Les virus sous linux ne sont qu'anecdotiques puisqu'ils nécessitent les droits d'administrateur pour se répliquer. Or sous Unix les gens travaillent en tant qu'administrateur le moins souvent possible. De plus, ils n'utilisent que très peu souvent des packages binaires dont l'origine n'est pas certaine. L'infection par les outils de déni de service répartis (DDoS) n'est due qu'à des systèmes Linux installés par défaut sans aucune sécurisation et placés directement sur Internet sans protection. Ces outils envahissent également les autres plates-formes Unix et Microsoft Windows.

Que pensez-vous des systèmes de mise à jour automatique des systèmes par internet (type Red Hat) et des services d'audit de sécurité par internet ?

Les systèmes de mise à jour automatique peuvent se révéler extrèmement dangereux : vous arrivez un matin et vous rendez compte qu'aucun de vos systèmes ne fonctionne car une bibliothèque système a été mise à jour mais que cela c'est systématiquement mal passé.

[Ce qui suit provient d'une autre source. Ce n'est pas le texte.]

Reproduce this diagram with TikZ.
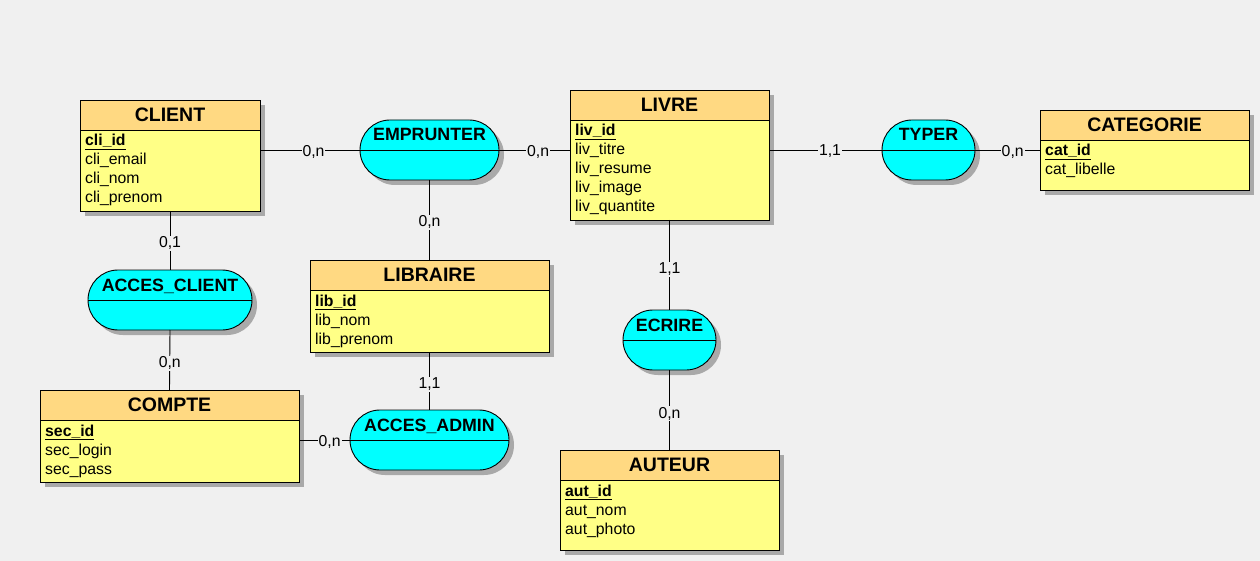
\documentclass[tikz,border=0pt]{standalone}
\usepackage{fontspec}
\setmainfont{Liberation Sans}
\usetikzlibrary{calc,shadows}
\definecolor{bgcol}{HTML}{F0F0F0}
\definecolor{headcol}{HTML}{FFD982}
\definecolor{bodycol}{HTML}{FFFF86}
\definecolor{assoccol}{HTML}{00FFFF}
\definecolor{shadowcol}{HTML}{A9A9A9}
\tikzset{
  x=1pt, y=-1pt,
  myshadow/.style={drop shadow={shadow xshift=5pt, shadow yshift=-5pt, fill=shadowcol, opacity=1}},
  entbox/.style={draw=black, line width=0.9pt, fill=bodycol, rectangle, inner sep=0pt, outer sep=0pt, anchor=north west, myshadow},
  assocbox/.style={draw=black, line width=0.9pt, fill=assoccol, rectangle, rounded corners=30pt, inner sep=0pt, outer sep=0pt, myshadow},
  thinline/.style={draw=black, line width=0.9pt},
  headtxt/.style={inner sep=0pt, font=\fontsize{19.5}{22}\selectfont\bfseries},
  assoctxt/.style={inner sep=0pt, font=\fontsize{17.8}{20}\selectfont\bfseries},
  attrtxt/.style={inner sep=0pt, font=\fontsize{15.8}{18}\selectfont},
  conn/.style={draw=black, line width=0.9pt},
  lbl/.style={fill=bgcol, inner sep=1pt, yshift=-1.5pt, font=\fontsize{15.8}{18}\selectfont},
}
\newcommand\mcdentity[8]{%
  \node[entbox, minimum width={#4-#2}, minimum height={#5-#3}] (#1) at (#2,#3) {};
  \fill[headcol] (#1.north west) rectangle ($(#1.north east)+(0,30)$);
  \draw[thinline] ($(#1.north west)+(0,30)$) -- ($(#1.north east)+(0,30)$);
  \draw[thinline] (#1.north west) rectangle (#1.south east);
  \node[headtxt, anchor=base] at ($(#1.north)+(0,21.5)$) {#6};
  \node[attrtxt, anchor=base west] at ($(#1.north west)+(5,46)$) {\underline{\textbf{#7}}};
  \foreach \a [count=\i] in {#8} {
    \node[attrtxt, anchor=base west] at ($(#1.north west)+(5,{46+19*\i})$) {\a};
  }
}
\newcommand\mcdassoc[6]{%
  \node[assocbox, minimum width={#4-#2}, minimum height={#5-#3}] (#1) at ({(#2+#4)/2},{(#3+#5)/2}) {};
  \draw[thinline] (#1.west) -- (#1.east);
  \node[assoctxt, anchor=base] at ($(#1.north)+(0,21)$) {#6};
}
\begin{document}
\begin{tikzpicture}
\fill[bgcol] (0,0) rectangle (1260,561);
\useasboundingbox (0,0) rectangle (1260,561);

\mcdentity{client}{80}{100}{260}{211}{CLIENT}{cli\_id}{cli\_email,cli\_nom,cli\_prenom}
\mcdentity{livre}{570}{90}{769}{220}{LIVRE}{liv\_id}{liv\_titre,liv\_resume,liv\_image,liv\_quantite}
\mcdentity{categorie}{1040}{110}{1249}{190}{CATEGORIE}{cat\_id}{cat\_libelle}
\mcdentity{libraire}{310}{260}{549}{352}{LIBRAIRE}{lib\_id}{lib\_nom,lib\_prenom}
\mcdentity{compte}{40}{390}{299}{482}{COMPTE}{sec\_id}{sec\_login,sec\_pass}
\mcdentity{auteur}{560}{450}{779}{550}{AUTEUR}{aut\_id}{aut\_nom,aut\_photo}

\mcdassoc{emprunter}{360}{120}{499}{180}{EMPRUNTER}
\mcdassoc{typer}{882}{120}{975}{180}{TYPER}
\mcdassoc{accesclient}{88}{270}{252}{330}{ACCES\_CLIENT}
\mcdassoc{accesadmin}{350}{410}{509}{470}{ACCES\_ADMIN}
\mcdassoc{ecrire}{623}{310}{716}{370}{ECRIRE}

\draw[conn] (client.east |- emprunter.west) -- node[lbl, pos=0.535] {0,n} (emprunter.west);
\draw[conn] (emprunter.east) -- node[lbl, pos=0.55] {0,n} (livre.west |- emprunter.east);
\draw[conn] (emprunter.south) -- node[lbl, pos=0.51] {0,n} (libraire.north);
\draw[conn] (livre.east |- typer.west) -- node[lbl, pos=0.54] {1,1} (typer.west);
\draw[conn] (typer.east) -- node[lbl, pos=0.58] {0,n} (categorie.west |- typer.east);
\draw[conn] (client.south) -- node[lbl, pos=0.525] {0,1} (accesclient.north);
\draw[conn] (accesclient.south) -- node[lbl, pos=0.53] {0,n} (compte.north);
\draw[conn] (libraire.south) -- node[lbl, pos=0.53] {1,1} (accesadmin.north);
\draw[conn] (compte.east |- accesadmin.west) -- node[lbl, pos=0.6] {0,n} (accesadmin.west);
\draw[conn] (livre.south) -- node[lbl, pos=0.53] {1,1} (ecrire.north);
\draw[conn] (ecrire.south) -- node[lbl, pos=0.525] {0,n} (auteur.north);
\end{tikzpicture}
\end{document}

Cela peut être un magnifique outil de déni de service pour qui saurait le retourner. Les services d'audit de sécurité par Internet peuvent être utiles dans bien des cas, par exemple pour tester que le filtrage IP n'a pas été modifié ou que les services présents ne possèdent toujours pas de vulnérabilités connues. Mais ces services d'audit sont forcément très limités et ne peuvent construire une stratégie d'attaque comme cela est le cas lors de tests d'intrusions.

Hervé Schauer, fondateur et dirigeant du cabinet Hervé Schauer Consultants, s'est intéressé à la sécurité Unix à partir de 1986. Il a participé au groupe de travail Sécurité de l'AFUU en 1987. Sa société a notamment développé le premier relais applicatif avec authentification (HSC Gatekeeper) puis le premier générateur de filtres pour routeurs (MkFilters), deux applications revendues par la suite à la société Solsoft.